Retail space: a disappearing act
While the shortage of supply presents a value-add opportunity to redevelop urban neighbourhood retail property, the US mall segment remains in flux. A bright spot is urban malls that were enclosed during the 1970s and 1980s – many of those properties engulfed their surroundings during government-backed efforts to revive inner cities, replacing street-level storefronts with multi-floored buildings and parking garages.
The trend has reversed. “The gloomy, windowless downtown malls built in the 1970s with urban renewal funds to help downtowns compete with the suburbs do not have a good track record,” says Ellen Dunham-Jones, a professor of urban design at Georgia Institute of Technology. “I know of 20 downtown malls that have been adaptively re-used, 25 that have been demolished and redeveloped, and four that have been removed and turned into parks,” she says.
A park now occupies the site of the former Columbus Commons in Columbus, Ohio, for example. “Before it was demolished, one sees little new investment,” in the area, Dunham-Jones says. “Today it’s lined with new urban housing.”
The rest of the US mall sector presents a tale of two cities. The QIC US Shopping Center Fund, an open-ended vehicle, currently holds 12 properties in prime coastal markets in nine states in the US. According to Strotton, the US mall market appears appropriately priced, with class-A assets “valued at a level that is rationally different from class-B or C assets, and sellers recognise the true value of their properties”.

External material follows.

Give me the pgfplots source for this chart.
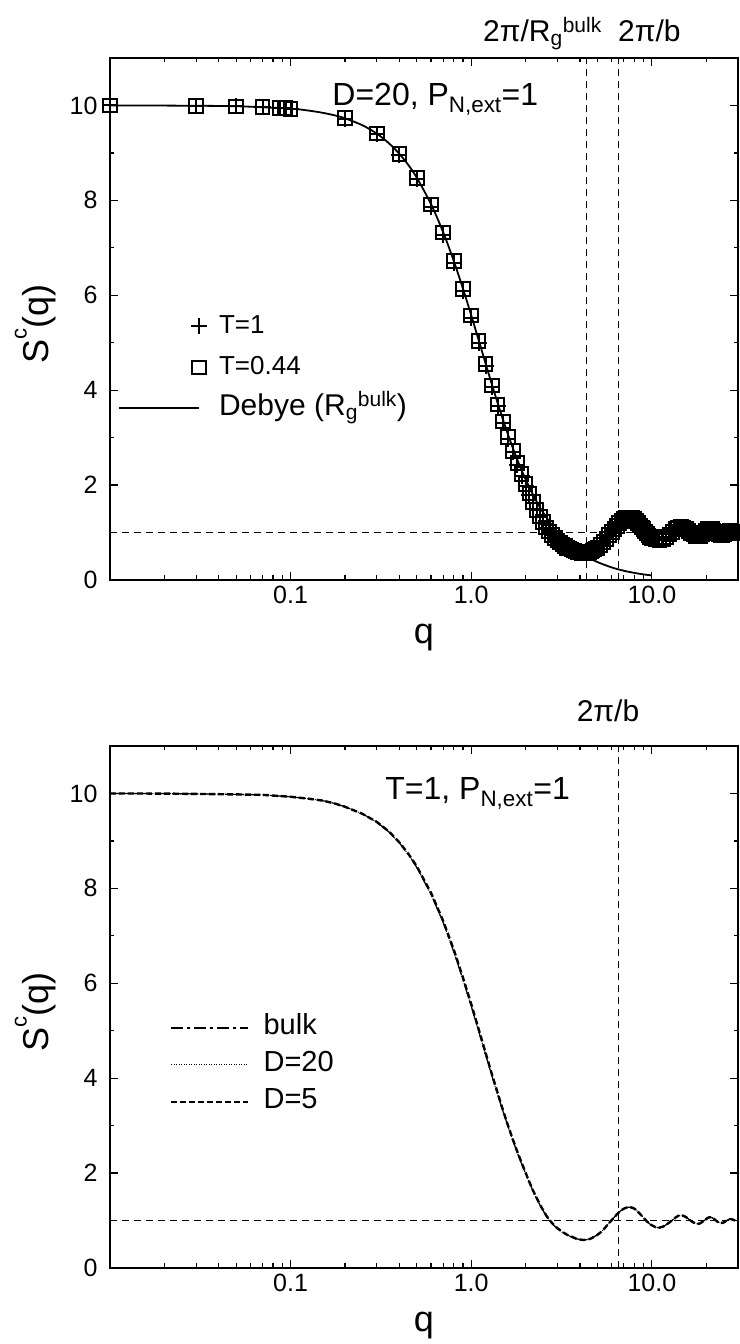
\documentclass[border=0pt]{standalone}
\usepackage{fontspec}
\setmainfont{Liberation Sans}
\usepackage{pgfplots}
\pgfplotsset{compat=1.18}
\usepackage{pgfplotstable}

% q, S(q) at T=0.44, S(q) at T=1
\pgfplotstableread{
q s044 s1
0.01 10.00 10.00
0.03 9.99 9.99
0.05 9.98 9.98
0.07 9.97 9.97
0.087 9.95 9.95
0.093 9.94 9.94
0.1 9.93 9.93
0.2 9.73 9.72
0.3 9.41 9.40
0.4 8.98 8.96
0.5 8.47 8.44
0.6 7.91 7.87
0.7 7.32 7.28
0.8 6.72 6.67
0.9 6.13 6.08
1.0 5.57 5.52
1.1 5.04 4.99
1.2 4.55 4.50
1.3 4.10 4.06
1.4 3.70 3.66
1.5 3.34 3.30
1.6 3.01 2.98
1.7 2.72 2.69
1.8 2.46 2.43
1.9 2.23 2.20
2.0 2.02 1.99
2.1 1.82 1.80
2.2 1.64 1.62
2.3 1.48 1.47
2.4 1.34 1.33
2.5 1.22 1.21
2.6 1.11 1.10
2.7 1.02 1.01
2.8 0.95 0.94
2.9 0.89 0.88
3.0 0.83 0.84
3.1 0.79 0.80
3.2 0.75 0.76
3.3 0.71 0.73
3.4 0.68 0.70
3.5 0.66 0.68
3.6 0.64 0.66
3.7 0.62 0.64
3.8 0.60 0.62
3.9 0.59 0.61
4.0 0.58 0.60
4.1 0.57 0.59
4.2 0.57 0.59
4.3 0.57 0.59
4.4 0.58 0.60
4.5 0.59 0.61
4.6 0.60 0.62
4.7 0.62 0.64
4.8 0.64 0.66
4.9 0.66 0.68
5.0 0.68 0.70
5.2 0.74 0.75
5.4 0.80 0.81
5.6 0.87 0.88
5.8 0.95 0.95
6.0 1.01 1.01
6.2 1.08 1.07
6.4 1.14 1.13
6.6 1.20 1.18
6.8 1.24 1.22
7.0 1.28 1.25
7.2 1.30 1.27
7.4 1.31 1.28
7.6 1.31 1.28
7.8 1.30 1.27
8.0 1.28 1.25
8.2 1.24 1.22
8.4 1.20 1.18
8.6 1.15 1.14
8.8 1.11 1.10
9.0 1.07 1.06
9.2 1.02 1.02
9.4 0.98 0.98
9.6 0.94 0.95
9.8 0.91 0.92
10.0 0.89 0.90
10.5 0.85 0.86
11.0 0.83 0.85
11.5 0.86 0.87
12.0 0.90 0.91
12.5 0.96 0.96
13.0 1.01 1.01
13.5 1.07 1.06
14.0 1.11 1.10
14.5 1.12 1.11
15.0 1.11 1.10
15.5 1.08 1.07
16.0 1.03 1.03
16.5 0.99 0.99
17.0 0.96 0.96
17.5 0.93 0.94
18.0 0.92 0.93
18.5 0.93 0.94
19.0 0.97 0.97
19.5 1.00 1.00
20.0 1.03 1.03
20.5 1.07 1.06
21.0 1.08 1.07
21.5 1.07 1.06
22.0 1.04 1.04
22.5 1.01 1.01
23.0 0.98 0.98
23.5 0.96 0.96
24.0 0.94 0.95
24.5 0.94 0.95
25.0 0.96 0.96
25.5 0.98 0.98
26.0 1.00 1.00
26.5 1.02 1.02
27.0 1.03 1.03
27.5 1.03 1.03
28.0 1.02 1.02
28.5 1.01 1.01
29.0 1.00 1.00
29.5 0.99 0.99
30.0 0.99 0.99
}\datatab

% Debye function, bulk radius of gyration
\pgfplotstableread{
q s
0.01 10.00
0.02 9.997
0.05 9.983
0.1 9.931
0.125 9.893
0.15 9.846
0.175 9.792
0.2 9.729
0.25 9.582
0.3 9.406
0.35 9.204
0.4 8.980
0.45 8.738
0.5 8.475
0.6 7.915
0.7 7.324
0.8 6.727
0.9 6.140
1.0 5.579
1.1 5.053
1.2 4.568
1.3 4.128
1.4 3.731
1.5 3.377
1.6 3.061
1.7 2.782
1.8 2.534
1.9 2.315
2.0 2.121
2.2 1.794
2.4 1.534
2.6 1.325
2.8 1.155
3.0 1.014
3.5 0.756
4.0 0.585
4.5 0.465
5.0 0.378
6.0 0.264
7.0 0.195
8.0 0.150
9.0 0.118
10.0 0.096
}\debyetab

% T=1: bulk, D=20, D=5
\pgfplotstableread{
q bulk d20 d5
0.01 10.00 10.00 10.00
0.02 9.997 9.997 9.997
0.03 9.99 9.99 9.99
0.05 9.98 9.98 9.98
0.07 9.97 9.97 9.97
0.1 9.93 9.93 9.93
0.125 9.89 9.89 9.89
0.15 9.85 9.85 9.85
0.175 9.79 9.79 9.79
0.2 9.72 9.72 9.72
0.25 9.57 9.57 9.57
0.3 9.40 9.40 9.40
0.35 9.19 9.19 9.20
0.4 8.96 8.96 8.97
0.45 8.71 8.71 8.72
0.5 8.44 8.44 8.46
0.6 7.87 7.87 7.90
0.7 7.28 7.28 7.31
0.8 6.67 6.67 6.71
0.9 6.08 6.08 6.12
1.0 5.52 5.52 5.56
1.1 4.99 4.99 5.03
1.2 4.50 4.50 4.54
1.3 4.06 4.06 4.09
1.4 3.66 3.66 3.69
1.5 3.30 3.30 3.32
1.6 2.98 2.98 3.00
1.7 2.69 2.69 2.71
1.8 2.43 2.43 2.45
1.9 2.20 2.20 2.22
2.0 1.99 1.99 2.01
2.1 1.80 1.80 1.81
2.2 1.62 1.62 1.63
2.3 1.47 1.47 1.48
2.4 1.33 1.33 1.34
2.5 1.21 1.21 1.22
2.6 1.10 1.10 1.11
2.7 1.01 1.01 1.02
2.8 0.94 0.94 0.95
2.9 0.88 0.88 0.89
3.0 0.83 0.83 0.84
3.2 0.75 0.75 0.76
3.4 0.70 0.70 0.70
3.6 0.65 0.65 0.66
3.8 0.62 0.62 0.62
4.0 0.60 0.60 0.60
4.2 0.59 0.59 0.59
4.4 0.60 0.60 0.60
4.6 0.62 0.62 0.62
4.8 0.66 0.66 0.66
5.0 0.70 0.70 0.70
5.2 0.75 0.75 0.75
5.4 0.81 0.81 0.81
5.6 0.88 0.88 0.88
5.8 0.95 0.95 0.95
6.0 1.01 1.01 1.01
6.2 1.07 1.07 1.07
6.4 1.13 1.13 1.13
6.6 1.18 1.18 1.18
6.8 1.22 1.22 1.22
7.0 1.25 1.25 1.25
7.2 1.27 1.27 1.27
7.4 1.28 1.28 1.28
7.6 1.28 1.28 1.28
7.8 1.27 1.27 1.27
8.0 1.25 1.25 1.25
8.2 1.22 1.22 1.22
8.4 1.18 1.18 1.18
8.6 1.14 1.14 1.14
8.8 1.10 1.10 1.10
9.0 1.06 1.06 1.06
9.2 1.02 1.02 1.02
9.4 0.98 0.98 0.98
9.6 0.95 0.95 0.95
9.8 0.92 0.92 0.92
10.0 0.90 0.90 0.90
10.5 0.86 0.86 0.86
11.0 0.85 0.85 0.85
11.5 0.87 0.87 0.87
12.0 0.91 0.91 0.91
12.5 0.96 0.96 0.96
13.0 1.01 1.01 1.01
13.5 1.06 1.06 1.06
14.0 1.10 1.10 1.10
14.5 1.11 1.11 1.11
15.0 1.10 1.10 1.10
15.5 1.07 1.07 1.07
16.0 1.03 1.03 1.03
16.5 0.99 0.99 0.99
17.0 0.96 0.96 0.96
17.5 0.94 0.94 0.94
18.0 0.93 0.93 0.93
18.5 0.94 0.94 0.94
19.0 0.97 0.97 0.97
19.5 1.00 1.00 1.00
20.0 1.03 1.03 1.03
20.5 1.06 1.06 1.06
21.0 1.07 1.07 1.07
21.5 1.06 1.06 1.06
22.0 1.04 1.04 1.04
22.5 1.01 1.01 1.01
23.0 0.98 0.98 0.98
23.5 0.96 0.96 0.96
24.0 0.95 0.95 0.95
24.5 0.95 0.95 0.95
25.0 0.96 0.96 0.96
25.5 0.98 0.98 0.98
26.0 1.00 1.00 1.00
26.5 1.02 1.02 1.02
27.0 1.03 1.03 1.03
27.5 1.03 1.03 1.03
28.0 1.02 1.02 1.02
28.5 1.01 1.01 1.01
29.0 1.00 1.00 1.00
29.5 0.99 0.99 0.99
30.0 0.99 0.99 0.99
}\bottomtab

\pgfplotsset{
  legmark/.style={legend image code/.code={\draw[##1] plot coordinates {(#1,0pt)};}},
  legline/.style={legend image code/.code={\draw[##1] (0pt,0pt) -- (#1,0pt);}},
}
\tikzset{refline/.style={black, line width=0.8pt, dash pattern=on 7pt off 5pt}}
\newcommand{\ylab}{S\raisebox{0.6em}{\fontsize{22}{22}\selectfont c}(q)}

\begin{document}
\begin{tikzpicture}
\useasboundingbox (0pt,0pt) rectangle (739pt,1344pt);

% ---------------- top panel ----------------
\begin{axis}[at={(110pt,764pt)}, anchor=south west,
    xmode=log, xmin=0.01, xmax=30, ymin=0, ymax=11,
    scale only axis, width=628pt, height=522pt,
    clip=false,
    axis line style={line width=2.8pt},
    tick align=inside,
    major tick length=8pt, minor tick length=4.5pt,
    tick style={black, line width=1.3pt},
    xtick={0.1,1,10}, xticklabels={0.1,1.0,10.0},
    minor xtick={0.02,0.03,0.04,0.05,0.06,0.07,0.08,0.09,0.2,0.3,0.4,0.5,0.6,0.7,0.8,0.9,2,3,4,5,6,7,8,9,20},
    ytick={0,2,4,6,8,10}, yticklabels={0,2,4,6,8,10},
    minor ytick={1,3,5,7,9},
    tick label style={font=\fontsize{25}{25}\selectfont},
    xticklabel style={yshift=-3pt},
    yticklabel style={xshift=-9pt},
    xlabel={q}, ylabel={\ylab},
    label style={font=\fontsize{36}{36}\selectfont},
    xlabel style={at={(axis description cs:0.5,-0.11)}, anchor=center},
    ylabel style={at={(axis description cs:-0.119,0.49)}, anchor=center},
    legend cell align=left,
    legend style={draw=none, fill=none, at={(axis description cs:0.0127,0.515)},
      anchor=north west, inner sep=0pt, row sep=11pt, column sep=12pt,
      font=\fontsize{26}{26}\selectfont,
      nodes={inner sep=0pt, text height=22pt, text depth=8pt}},
]
\addplot[refline, forget plot] coordinates {(0.01,1) (30,1)};
\addplot[refline, forget plot] coordinates {(4.36,0) (4.36,11)};
\addplot[refline, forget plot] coordinates {(6.55,0) (6.55,11)};

\addplot[black, only marks, mark=+, mark size=8pt, mark options={line width=2pt}, legmark=80pt]
  table[x=q, y=s1] {\datatab};
\addlegendentry{T=1}
\addplot[black, only marks, mark=square, mark size=6.8pt, mark options={line width=2pt}, legmark=80pt]
  table[x=q, y=s044] {\datatab};
\addlegendentry{T=0.44}
\addplot[black, line width=1.8pt, smooth, legline=80pt]
  table[x=q, y=s] {\debyetab};
\addlegendentry{\fontsize{30}{30}\selectfont Debye (R\textsubscript{g}\textsuperscript{bulk})}

\node[anchor=base west, inner sep=0pt, font=\fontsize{32}{32}\selectfont]
  at (axis cs:0.17,10.0) {D=20, P\textsubscript{N,ext}=1};
\node[anchor=base east, inner sep=0pt, font=\fontsize{30}{30}\selectfont]
  at (axis cs:5.3,11.34) {2π/R\textsubscript{g}\textsuperscript{bulk}};
\node[anchor=base west, inner sep=0pt, font=\fontsize{30}{30}\selectfont]
  at (axis cs:6.5,11.34) {2π/b};
\end{axis}

% ---------------- bottom panel ----------------
\begin{axis}[at={(110pt,76pt)}, anchor=south west,
    xmode=log, xmin=0.01, xmax=30, ymin=0, ymax=11,
    scale only axis, width=628pt, height=522pt,
    clip=false,
    axis line style={line width=2.8pt},
    tick align=inside,
    major tick length=8pt, minor tick length=4.5pt,
    tick style={black, line width=1.3pt},
    xtick={0.1,1,10}, xticklabels={0.1,1.0,10.0},
    minor xtick={0.02,0.03,0.04,0.05,0.06,0.07,0.08,0.09,0.2,0.3,0.4,0.5,0.6,0.7,0.8,0.9,2,3,4,5,6,7,8,9,20},
    ytick={0,2,4,6,8,10}, yticklabels={0,2,4,6,8,10},
    minor ytick={1,3,5,7,9},
    tick label style={font=\fontsize{25}{25}\selectfont},
    xticklabel style={yshift=-3pt},
    yticklabel style={xshift=-9pt},
    xlabel={q}, ylabel={\ylab},
    label style={font=\fontsize{36}{36}\selectfont},
    xlabel style={at={(axis description cs:0.5,-0.11)}, anchor=center},
    ylabel style={at={(axis description cs:-0.119,0.49)}, anchor=center},
    legend cell align=left,
    legend style={draw=none, fill=none, at={(axis description cs:0.0955,0.489)},
      anchor=north west, inner sep=0pt, row sep=7pt, column sep=14pt,
      font=\fontsize{29}{29}\selectfont,
      nodes={inner sep=0pt, text height=22pt, text depth=8pt}},
]
\addplot[refline, forget plot] coordinates {(0.01,1) (30,1)};
\addplot[refline, forget plot] coordinates {(6.55,0) (6.55,11)};

\addplot[black, line width=1.2pt, dash pattern=on 12pt off 4pt on 3pt off 4pt, legline=77pt]
  table[x=q, y=bulk] {\bottomtab};
\addlegendentry{bulk}
\addplot[black, line width=1.0pt, dash pattern=on 1pt off 1.5pt, legline=77pt]
  table[x=q, y=d20] {\bottomtab};
\addlegendentry{D=20}
\addplot[black, line width=2.4pt, dash pattern=on 6pt off 3pt, legline=77pt]
  table[x=q, y=d5] {\bottomtab};
\addlegendentry{D=5}

\node[anchor=base west, inner sep=0pt, font=\fontsize{32}{32}\selectfont]
  at (axis cs:0.334,9.87) {T=1, P\textsubscript{N,ext}=1};
\node[anchor=base, inner sep=0pt, font=\fontsize{30}{30}\selectfont]
  at (axis cs:5.72,11.52) {2π/b};
\end{axis}
\end{tikzpicture}
\end{document}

That value may prove insufficient to service or retire debt incurred by the many malls that do not fall into the top tier in terms of location demographics and sales per square foot, says Jan Rogers Kniffen, a retail industry consultant. While premium malls are located across the country, in urban rings or suburban areas, they share one feature: they generate sales of more than $600/sqft at interior store locations. Rent for this space can run $40/sqft or more, he adds. “Everybody who has brick-and-mortar stores will want to have one in one of those malls,” he says.
The bad news, Kniffen says, is that with 1,083 enclosed malls in the US, “one heck of a bunch don’t fall in the top category”. Many of those will need to be closed, repositioned or converted to other uses. The problem Kniffen sees is that “they’re all highly levered, because that’s the way malls are”, but rental revenue from new tenants such as community centres and doctor’s offices cannot generate enough revenue to cover debt service.
American consumers’ burgeoning love affair with digital commerce will spark sharp consolidation in retail space. Non-store retail sales rose 13% in the fourth quarter of 2016 over 2015, while department store sales fell almost 8%, CBRE says.
“I think 50% of all non-bar, non-restaurant retail will be online by the year 2030,” Kniffen says, compared with 15% today and only 2.5% in 2009. At that rate of transfer, “you just can’t support the store base we’ve got”.
“I don’t believe malls or brick-and-mortar retail is dying,” he says. “We’ll have a strong brick-and-mortar presence going forward – we’ll just have a lot less of it.” From that vantage point, the tight supply of new retail space may be just right.